Posted: Tue Sep 04, 2007 4:15 pm
by RobertGonzalez
This is an experience I had with my wife's XP Home machine recently (and continue to still have)...

She: "What does a 'corrupt hive file' warning on a Blue Screen mean?"
Me: "That can't be good, whatever it is. Let me check."
Scampers off to Google 'corrupt hive file'.


Come to find out that for no good reason Windows experienced a problem that corrupted the registry hive file. Yup, the registry. That means that the basic brains of the OS are now wonked. Revert to last known good install? Nope, doesn't work. The only thing that works is to rename the file to something else and start Windows over as though it were a fresh install. None of the software is recognized, so I had to reinstall all of the applications on her machine in order for her to continue to use it. The nice thing... it remembered her old profile so getting her files back was easy. But the apps that created them were suddenly gone.

After I finished installing the apps I attempted to install the printer driver. Sorry. Half way through that the install app decided to shutdown midstream because the .NET framework was missing an installer application. So I went to the MS web site to get an updated framework installed. Sorry. Cannot install the new framework because the installer application is missing. Downloaded the installer. Tried to install it.
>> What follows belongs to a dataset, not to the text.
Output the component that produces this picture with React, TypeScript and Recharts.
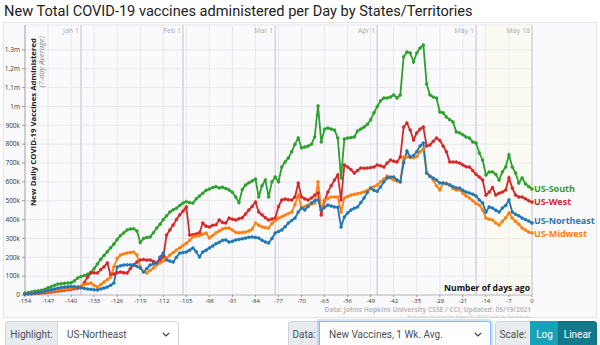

Sorry, cannot install the installer because your .NET framework is out of date.

Lets see... I need an installer to install the .NET framework, but I need to the .NEt framework to install the installer.

Meanwhile, every time her computer starts up she gets a .NET framework error that slows her systems down and there is no way to make that go away.

Thanks Microsoft. Really good stuff you guys put out. As soon as I can get a machine set up with Ubuntu she is going to learn that, then we are wiping that laptop and installing Ubuntu on it.

Posted: Wed Sep 05, 2007 2:48 am
by matthijs
I've had no major problems with my macbook pro. A few software freezes, yes. But a reboot and a few seconds later I'm working again. With XP I always had to wait 10 mins for the disk check to finish after a reboot. I've never had to install hardware or drivers (so far plug and play worked), so I wouldn't know about issues there.